Quelle a été votre toute première musique de film ?
Après mes études à Marseille, je suis allé à Paris, à l'Ecole Normale Supérieure de Musique, pour me spécialiser dans la composition. J'ai passé deux ans dans la classe d'Antoine Duhamel. A l'époque – c'était en 1990 – on s'est aperçu qu'il n'y avait pas de cours de musique à la FEMIS. On s'est dit que ce serait bien pour eux comme pour nous qu'il y ait un lien entre nos activités respectives. Jusqu'alors, pour travailler, on se contentait d'illustrer des images du patrimoine ou de vieux documentaires. L'échange ainsi proposé par Duhamel a permis à de jeunes réalisateurs d'entendre mes épreuves de concours de fin d'année. Mon Premier Prix de Composition, par exemple, a été enregistré à la FEMIS. Et ma première musique de film a été écrite pour un élève de l'école, Jean-Yves Philippe, sur un court intitulé La virée.

C'est à la FEMIS que vous avez croisé François Kraus, l'un des deux producteurs de Oui, mais... ?
Oui. Il est tombé un jour par hasard sur la musique que j'avais composée pour Chocolat amer, court métrage d'Isabelle Broué et il est tombé amoureux du morceau. J'ai travaillé ensuite sur deux courts produits par François, Presse-citron, un autre court d'Isabelle, et Ombres magiques de Patrice Spadoni.

Le fait que vous ayiez suivi la classe d'Antoine Duhamel prouve que vous aviez envie de faire de la musique de film.
Ah oui complètement. C'était un vieux rêve de gosse. D'abord, je voulais être pianiste classique. J'étais amoureux de Chopin, de musique romantique. Et puis un jour j'ai découvert l'orchestre et je me suis aperçu que c'était ça qui me plaisait. Prokofiev, Ravel, Rachmaninov. Et puis aussi la musique de film. Mon grand frère – douze ans de plus que moi – écoutait beaucoup de disques. Je lui piquais des BO mais j'étais trop jeune pour réaliser que c'était de la musique de film. J'écoutais, ça me plaisait. C'était du Williams, du Goldsmith, des orchestrations riches, des thèmes magnifiques qui me touchaient. J'ai commencé à composer dès l'âge de six ans. Enfin, composer... J'avais besoin de mettre sur le piano tout ce qui m'habitait. Ma famille m'a suggéré d'écrire ce que j'improvisais au piano. Mes professeurs du Conservatoire m'ont poussé à jouer ce que j'écrivais. Et, une fois de plus, ce sont mes auditeurs qui m'ont ouvert les yeux. Ils me disaient « quand tu joues, ça me fait penser à ça, ça m'évoque ceci, telle émotion, mon mari, mes enfants, un paysage, etc ». Je me suis dit que j'étais peut-être fait pour ça.

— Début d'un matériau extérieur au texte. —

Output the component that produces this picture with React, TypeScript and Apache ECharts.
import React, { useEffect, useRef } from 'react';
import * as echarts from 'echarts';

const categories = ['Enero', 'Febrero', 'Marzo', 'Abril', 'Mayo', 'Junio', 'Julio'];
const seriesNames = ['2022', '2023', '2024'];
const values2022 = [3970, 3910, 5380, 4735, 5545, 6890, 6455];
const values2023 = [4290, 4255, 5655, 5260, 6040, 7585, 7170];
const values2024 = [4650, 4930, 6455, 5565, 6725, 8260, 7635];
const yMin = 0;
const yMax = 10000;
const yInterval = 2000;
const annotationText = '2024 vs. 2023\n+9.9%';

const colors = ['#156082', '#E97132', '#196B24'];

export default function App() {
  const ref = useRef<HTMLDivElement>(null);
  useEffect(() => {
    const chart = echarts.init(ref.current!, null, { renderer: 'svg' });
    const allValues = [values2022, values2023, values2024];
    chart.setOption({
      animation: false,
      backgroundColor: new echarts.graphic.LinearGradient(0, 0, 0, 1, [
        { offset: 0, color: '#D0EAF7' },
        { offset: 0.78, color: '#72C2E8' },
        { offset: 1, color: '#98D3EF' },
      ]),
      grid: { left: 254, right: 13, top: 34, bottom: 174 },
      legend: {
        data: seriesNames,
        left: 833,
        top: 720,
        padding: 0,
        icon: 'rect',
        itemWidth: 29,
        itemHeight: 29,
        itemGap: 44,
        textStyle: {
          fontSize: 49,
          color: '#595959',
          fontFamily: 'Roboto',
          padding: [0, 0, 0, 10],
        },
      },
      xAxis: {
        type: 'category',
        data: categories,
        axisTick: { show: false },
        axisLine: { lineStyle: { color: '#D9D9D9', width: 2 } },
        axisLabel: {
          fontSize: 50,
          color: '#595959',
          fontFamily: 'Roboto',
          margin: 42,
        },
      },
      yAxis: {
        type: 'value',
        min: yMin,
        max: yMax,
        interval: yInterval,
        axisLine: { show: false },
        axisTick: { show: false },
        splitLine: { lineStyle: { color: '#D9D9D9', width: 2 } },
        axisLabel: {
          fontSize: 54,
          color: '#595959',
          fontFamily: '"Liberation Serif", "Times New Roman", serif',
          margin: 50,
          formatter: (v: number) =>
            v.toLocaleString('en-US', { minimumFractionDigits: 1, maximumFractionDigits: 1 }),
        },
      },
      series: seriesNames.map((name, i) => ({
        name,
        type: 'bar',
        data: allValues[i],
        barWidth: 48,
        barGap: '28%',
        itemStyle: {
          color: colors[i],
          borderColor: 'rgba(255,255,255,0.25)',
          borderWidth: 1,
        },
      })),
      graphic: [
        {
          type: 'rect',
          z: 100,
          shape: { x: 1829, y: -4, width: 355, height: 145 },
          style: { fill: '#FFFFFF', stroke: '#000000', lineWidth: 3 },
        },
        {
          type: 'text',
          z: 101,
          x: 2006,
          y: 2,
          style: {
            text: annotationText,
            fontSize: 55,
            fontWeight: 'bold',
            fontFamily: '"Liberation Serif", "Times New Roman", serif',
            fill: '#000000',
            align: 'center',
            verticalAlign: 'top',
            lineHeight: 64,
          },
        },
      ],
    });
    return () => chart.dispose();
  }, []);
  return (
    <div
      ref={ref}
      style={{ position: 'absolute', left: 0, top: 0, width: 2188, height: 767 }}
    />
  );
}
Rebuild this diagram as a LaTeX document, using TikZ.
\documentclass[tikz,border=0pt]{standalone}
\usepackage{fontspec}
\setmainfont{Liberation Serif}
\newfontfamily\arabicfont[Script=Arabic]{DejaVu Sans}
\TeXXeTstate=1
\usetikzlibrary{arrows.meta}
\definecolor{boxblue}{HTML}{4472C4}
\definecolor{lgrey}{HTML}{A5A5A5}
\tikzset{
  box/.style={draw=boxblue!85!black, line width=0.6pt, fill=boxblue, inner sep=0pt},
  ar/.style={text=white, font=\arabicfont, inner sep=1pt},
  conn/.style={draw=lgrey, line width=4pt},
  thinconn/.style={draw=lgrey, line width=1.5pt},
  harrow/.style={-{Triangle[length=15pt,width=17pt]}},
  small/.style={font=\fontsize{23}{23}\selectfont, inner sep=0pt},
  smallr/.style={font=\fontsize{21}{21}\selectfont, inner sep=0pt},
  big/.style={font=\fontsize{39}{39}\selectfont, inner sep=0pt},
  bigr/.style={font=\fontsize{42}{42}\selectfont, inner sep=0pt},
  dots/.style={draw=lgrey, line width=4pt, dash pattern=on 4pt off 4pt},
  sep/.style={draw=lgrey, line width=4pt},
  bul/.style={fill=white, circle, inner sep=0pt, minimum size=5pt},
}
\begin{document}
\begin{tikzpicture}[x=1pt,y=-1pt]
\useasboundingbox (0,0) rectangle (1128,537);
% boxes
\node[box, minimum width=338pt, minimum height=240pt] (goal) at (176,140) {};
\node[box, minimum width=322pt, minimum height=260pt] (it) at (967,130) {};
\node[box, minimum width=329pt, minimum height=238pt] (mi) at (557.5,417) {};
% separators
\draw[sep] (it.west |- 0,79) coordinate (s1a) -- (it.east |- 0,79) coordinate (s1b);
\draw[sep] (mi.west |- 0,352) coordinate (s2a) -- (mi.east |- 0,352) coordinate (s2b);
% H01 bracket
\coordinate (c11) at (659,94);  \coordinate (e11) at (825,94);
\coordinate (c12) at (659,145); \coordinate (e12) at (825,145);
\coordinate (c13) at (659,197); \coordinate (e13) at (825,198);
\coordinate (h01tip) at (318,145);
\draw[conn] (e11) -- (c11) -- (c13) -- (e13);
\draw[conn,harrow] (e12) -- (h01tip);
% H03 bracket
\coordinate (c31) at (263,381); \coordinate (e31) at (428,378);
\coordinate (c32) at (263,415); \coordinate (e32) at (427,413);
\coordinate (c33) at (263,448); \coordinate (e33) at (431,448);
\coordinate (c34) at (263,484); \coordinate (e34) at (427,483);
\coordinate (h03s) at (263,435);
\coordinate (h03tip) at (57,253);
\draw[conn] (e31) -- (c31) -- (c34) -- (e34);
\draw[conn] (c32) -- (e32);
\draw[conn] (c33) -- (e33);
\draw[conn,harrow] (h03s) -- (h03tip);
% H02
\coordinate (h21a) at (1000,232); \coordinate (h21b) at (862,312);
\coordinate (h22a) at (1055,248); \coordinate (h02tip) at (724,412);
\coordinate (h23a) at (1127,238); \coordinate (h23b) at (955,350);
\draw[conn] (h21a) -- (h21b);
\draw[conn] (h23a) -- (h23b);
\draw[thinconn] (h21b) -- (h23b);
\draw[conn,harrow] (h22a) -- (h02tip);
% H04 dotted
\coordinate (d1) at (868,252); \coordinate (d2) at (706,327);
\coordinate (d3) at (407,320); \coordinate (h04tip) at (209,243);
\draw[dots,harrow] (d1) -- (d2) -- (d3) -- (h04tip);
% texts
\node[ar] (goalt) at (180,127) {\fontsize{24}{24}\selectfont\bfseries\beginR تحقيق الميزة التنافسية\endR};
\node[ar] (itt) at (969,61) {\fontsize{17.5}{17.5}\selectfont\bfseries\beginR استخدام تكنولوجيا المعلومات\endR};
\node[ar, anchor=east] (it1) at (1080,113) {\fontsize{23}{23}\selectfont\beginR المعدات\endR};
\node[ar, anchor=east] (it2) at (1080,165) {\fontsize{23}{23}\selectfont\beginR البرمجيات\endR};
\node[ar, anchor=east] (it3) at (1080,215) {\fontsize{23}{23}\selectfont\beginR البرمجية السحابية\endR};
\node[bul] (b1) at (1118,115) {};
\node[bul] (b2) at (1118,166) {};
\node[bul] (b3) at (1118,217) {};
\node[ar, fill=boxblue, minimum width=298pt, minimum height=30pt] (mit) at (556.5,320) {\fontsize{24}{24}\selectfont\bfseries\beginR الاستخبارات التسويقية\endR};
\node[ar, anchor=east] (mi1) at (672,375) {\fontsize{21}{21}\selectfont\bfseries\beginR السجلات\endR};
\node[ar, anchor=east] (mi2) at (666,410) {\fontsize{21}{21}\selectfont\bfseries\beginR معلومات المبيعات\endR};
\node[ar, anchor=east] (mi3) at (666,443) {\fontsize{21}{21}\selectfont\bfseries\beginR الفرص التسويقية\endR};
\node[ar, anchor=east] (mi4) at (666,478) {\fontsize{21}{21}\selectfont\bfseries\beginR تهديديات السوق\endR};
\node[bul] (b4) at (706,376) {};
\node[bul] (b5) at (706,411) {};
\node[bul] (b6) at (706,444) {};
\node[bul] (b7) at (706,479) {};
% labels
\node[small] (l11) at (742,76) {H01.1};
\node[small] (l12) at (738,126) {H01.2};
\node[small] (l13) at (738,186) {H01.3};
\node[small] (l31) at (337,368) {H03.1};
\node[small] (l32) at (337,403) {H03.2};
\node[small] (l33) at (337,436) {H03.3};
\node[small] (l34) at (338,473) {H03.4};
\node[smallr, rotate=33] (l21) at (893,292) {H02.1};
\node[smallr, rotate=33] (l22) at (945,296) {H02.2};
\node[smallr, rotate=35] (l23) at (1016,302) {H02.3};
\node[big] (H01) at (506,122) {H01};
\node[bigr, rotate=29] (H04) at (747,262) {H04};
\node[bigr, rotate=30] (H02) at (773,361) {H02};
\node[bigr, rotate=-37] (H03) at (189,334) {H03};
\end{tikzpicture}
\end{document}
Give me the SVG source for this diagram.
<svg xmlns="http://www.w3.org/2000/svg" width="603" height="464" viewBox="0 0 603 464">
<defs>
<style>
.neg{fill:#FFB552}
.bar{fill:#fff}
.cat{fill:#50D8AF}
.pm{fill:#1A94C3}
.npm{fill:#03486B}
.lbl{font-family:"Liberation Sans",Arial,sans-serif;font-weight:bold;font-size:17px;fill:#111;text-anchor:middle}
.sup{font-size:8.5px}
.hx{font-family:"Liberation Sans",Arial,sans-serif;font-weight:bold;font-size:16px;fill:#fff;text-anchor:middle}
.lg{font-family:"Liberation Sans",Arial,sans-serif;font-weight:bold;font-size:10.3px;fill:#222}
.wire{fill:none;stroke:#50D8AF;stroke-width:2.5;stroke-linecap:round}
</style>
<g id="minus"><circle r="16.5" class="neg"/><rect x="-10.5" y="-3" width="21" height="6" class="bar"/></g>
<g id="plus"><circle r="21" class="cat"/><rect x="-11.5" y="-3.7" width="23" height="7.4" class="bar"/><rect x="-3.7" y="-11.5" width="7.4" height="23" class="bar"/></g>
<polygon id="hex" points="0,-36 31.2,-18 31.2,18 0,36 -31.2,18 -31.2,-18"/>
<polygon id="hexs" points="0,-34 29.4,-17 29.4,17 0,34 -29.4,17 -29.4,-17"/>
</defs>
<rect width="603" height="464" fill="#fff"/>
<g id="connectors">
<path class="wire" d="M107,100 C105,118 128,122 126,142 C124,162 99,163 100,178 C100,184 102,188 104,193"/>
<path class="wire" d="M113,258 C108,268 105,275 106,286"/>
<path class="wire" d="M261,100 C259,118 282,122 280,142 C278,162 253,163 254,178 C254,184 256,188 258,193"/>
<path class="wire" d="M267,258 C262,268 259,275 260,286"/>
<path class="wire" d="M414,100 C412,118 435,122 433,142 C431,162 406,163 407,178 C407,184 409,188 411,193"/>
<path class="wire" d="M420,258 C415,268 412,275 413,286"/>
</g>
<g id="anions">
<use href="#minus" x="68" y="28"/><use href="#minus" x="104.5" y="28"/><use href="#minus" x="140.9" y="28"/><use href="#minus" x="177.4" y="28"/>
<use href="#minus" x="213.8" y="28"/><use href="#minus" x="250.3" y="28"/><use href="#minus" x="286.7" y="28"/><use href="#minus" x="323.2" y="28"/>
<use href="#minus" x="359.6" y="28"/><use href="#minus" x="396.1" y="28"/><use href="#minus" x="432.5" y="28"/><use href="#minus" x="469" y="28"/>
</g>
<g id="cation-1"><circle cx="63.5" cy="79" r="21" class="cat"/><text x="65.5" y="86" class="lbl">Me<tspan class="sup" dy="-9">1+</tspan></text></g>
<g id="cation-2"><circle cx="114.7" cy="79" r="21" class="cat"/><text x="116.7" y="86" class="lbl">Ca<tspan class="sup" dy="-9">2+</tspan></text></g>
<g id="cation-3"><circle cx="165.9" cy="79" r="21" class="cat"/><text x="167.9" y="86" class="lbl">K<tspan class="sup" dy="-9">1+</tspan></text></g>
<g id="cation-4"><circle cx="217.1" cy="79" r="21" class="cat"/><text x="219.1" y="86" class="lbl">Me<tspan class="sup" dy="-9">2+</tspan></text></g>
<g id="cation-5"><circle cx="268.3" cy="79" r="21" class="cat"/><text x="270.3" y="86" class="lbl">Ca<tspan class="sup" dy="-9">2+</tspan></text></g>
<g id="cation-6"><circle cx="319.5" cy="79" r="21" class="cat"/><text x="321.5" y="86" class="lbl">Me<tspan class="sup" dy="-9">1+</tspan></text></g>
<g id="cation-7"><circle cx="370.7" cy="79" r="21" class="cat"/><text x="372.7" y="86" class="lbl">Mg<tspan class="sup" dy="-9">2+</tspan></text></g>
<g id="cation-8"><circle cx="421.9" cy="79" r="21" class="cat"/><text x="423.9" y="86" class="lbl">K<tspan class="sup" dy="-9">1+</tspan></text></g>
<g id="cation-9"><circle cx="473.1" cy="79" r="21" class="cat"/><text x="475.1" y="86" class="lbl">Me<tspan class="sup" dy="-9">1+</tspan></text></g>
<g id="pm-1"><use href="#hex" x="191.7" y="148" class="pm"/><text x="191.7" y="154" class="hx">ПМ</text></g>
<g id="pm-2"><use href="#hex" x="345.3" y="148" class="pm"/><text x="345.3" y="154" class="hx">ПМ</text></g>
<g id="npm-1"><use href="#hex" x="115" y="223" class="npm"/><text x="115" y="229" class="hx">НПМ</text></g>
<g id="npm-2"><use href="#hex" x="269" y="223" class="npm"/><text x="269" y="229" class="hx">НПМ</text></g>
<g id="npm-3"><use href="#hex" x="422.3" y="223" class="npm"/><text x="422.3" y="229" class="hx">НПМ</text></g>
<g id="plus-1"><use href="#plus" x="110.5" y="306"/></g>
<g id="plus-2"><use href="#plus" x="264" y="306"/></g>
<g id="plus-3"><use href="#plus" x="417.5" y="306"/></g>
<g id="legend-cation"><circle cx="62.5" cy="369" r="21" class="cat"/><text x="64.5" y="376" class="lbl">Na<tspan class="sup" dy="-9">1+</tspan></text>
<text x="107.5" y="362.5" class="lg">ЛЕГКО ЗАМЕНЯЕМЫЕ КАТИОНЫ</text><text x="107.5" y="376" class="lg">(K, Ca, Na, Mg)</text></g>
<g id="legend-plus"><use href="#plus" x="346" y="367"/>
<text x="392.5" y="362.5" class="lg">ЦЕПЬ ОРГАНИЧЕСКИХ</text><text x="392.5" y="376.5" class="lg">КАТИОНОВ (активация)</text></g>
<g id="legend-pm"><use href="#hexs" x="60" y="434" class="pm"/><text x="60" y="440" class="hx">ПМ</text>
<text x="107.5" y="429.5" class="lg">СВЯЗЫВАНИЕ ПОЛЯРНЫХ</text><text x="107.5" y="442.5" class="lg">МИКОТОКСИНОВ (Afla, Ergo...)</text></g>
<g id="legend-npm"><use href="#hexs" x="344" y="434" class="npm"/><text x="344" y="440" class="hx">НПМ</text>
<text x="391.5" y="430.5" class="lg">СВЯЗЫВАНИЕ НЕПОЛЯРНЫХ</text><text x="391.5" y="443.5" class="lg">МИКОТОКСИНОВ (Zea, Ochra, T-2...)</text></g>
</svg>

Quels sont vos compositeurs préférés ?
C'est dur comme question. Ça veut dire qu'il faut choisir. Je dirais ceux dont je sens une spontanéité dans la création. Même si après il y a une grande réflexion dans l'orchestration. Au départ, ce sont les compositeurs qui me donnent la chair de poule. Cela peut être un concerto de Chopin, la Symphonie Alpestre de Richard Strauss, Prokofiev, L'oiseau de feu, Ravel, Daphnis et Chloé. Peut-être que ça rejoint la musique de film parce que ce sont des musiques qui évoquent beaucoup de choses. John Williams m'a beaucoup touché dans sa force évocatrice, dans ses thèmes aussi qui sont rarement quelconques. Ses orchestrations sont riches, maîtrisées, inventives. Michel Legrand m'a beaucoup influencé quand j'étais étudiant. Je m'amusais tout le temps à jouer ses thèmes au piano. Ce qui affolait mes professeurs classiques.

Comment qualifieriez-vous votre style ? A propos de la valse de Oui, mais..., certains ont évoqué un pont entre l'école française et l'école hollywoodienne.
Ça me plaît bien. Je suis complètement opposé à l'idée de dire « c'est une musique américaine, c'est une musique française, je ne veux pas que tu fasses quelque chose d'américain ». Ça m'horripile. Sous prétexte que les Américains utilisent un certain style de musique, une certaine couleur orchestrale, ça voudrait dire qu'il n'y a qu'eux qui peuvent le faire. C'est stupide parce que leurs orchestrations viennent de Ravel, Prokofiev, Debussy. J'essaie de faire une musique qui vient du coeur et qui est influencé de tout ça, de Williams, Goldsmith, Legrand, Morricone... plus le classique. Pour moi, il n'y a pas de nationalité dans la musique. Je n'ai pas d'a priori. Je n'ai aucune honte à faire à un moment donné un grand love theme romantique en me disant « aïe, ça va faire américain ».

C'est peut-être pour ça que vous êtes nominable aux Oscars pour la musique de Swimming pool.
Oui, c'est génial. Je ne pense pas finir dans les cinq derniers. Mais c'est déjà formidable d'être considéré pour la musique d'un film produit en France.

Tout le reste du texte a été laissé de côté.